I am looking for an approximation for Poisson binomial distribution:

The Poisson binomial distribution is the discrete probability distribution of a sum of $n$ independent Bernoulli trials. you can find its pdf in http://en.wikipedia.org/wiki/Poisson_binomial_distribution

In addition, you can find 2 methods for it in the mentioned link. But when I use the second method (using Fourier Transform), the result would be an imaginary number.

I also wanted to use approximations in the following paper http://statistics.stanford.edu/~ckirby/techreports/ONR/SOL%20ONR%20467.pdf

but the approximations are not clear to me.

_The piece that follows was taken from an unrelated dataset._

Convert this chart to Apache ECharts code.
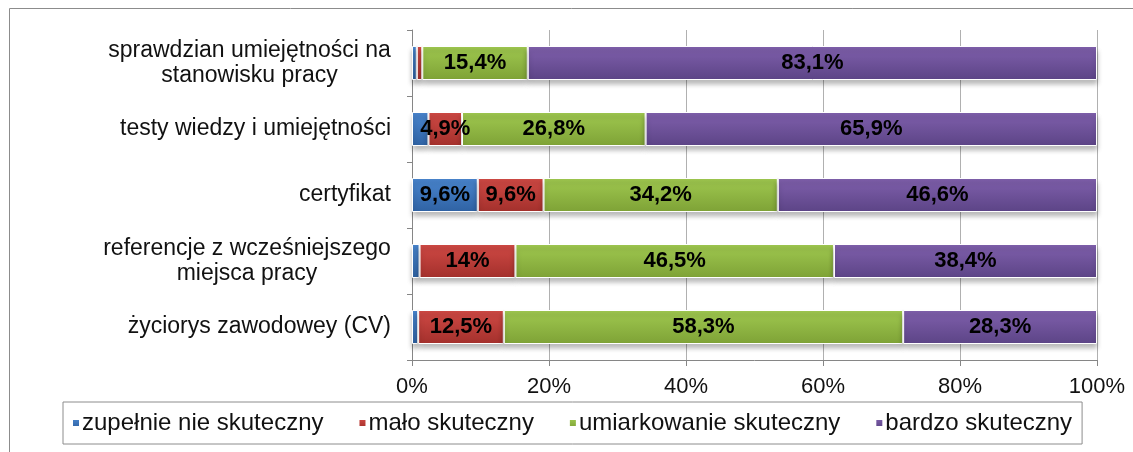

I would be grateful if somebody explains to me:

1) why do I get imaginary number using the second method ( Fourier transform)?
2) and also for example, how are the probabilities in Table 2 in the paper calculated?

• "In addition, you can find 2 approximations for it in the mentioned link." I don't see approximations in the wikipedia link, those are exact formulas. Dec 11 '12 at 1:55
• @leonbloy: Yes you are right! I edited the question.
– May
Dec 11 '12 at 15:44
• How are we supposed to tell you why you get an imaginary number if you don't tell us how you get it?! Dec 11 '12 at 16:05
• @joriki: For example consider these success probabilities: p1=0.5, p2=0.3, p3=0.7, p4=0.3, p5=0.9. And now we want to calculate P(K=2) . Using The first and second(recursive one) formula (in en.wikipedia.org/wiki/Poisson_binomial_distribution) I get 0.3167, but using the third one (Fourier Transform) I get 0.1957 + 0.0944i.
– May
Dec 11 '12 at 16:32
• As I said, I don't understand how you think we can tell you why you got a wrong result if you don't show us how you got it. The Wikipedia formula is manifestly real-valued, since the contributions for $l$ and $n+1-l$ are complex conjugates of each other, and the remaining contributions for $l=0$, and if $n$ is odd for $l=(n+1)/2$, are real-valued. Dec 11 '12 at 17:48

Your second link does not work, so I am not sure whether you have seen that, but Le Cam's Theorem works quite well for small $p_i$ and large $n$.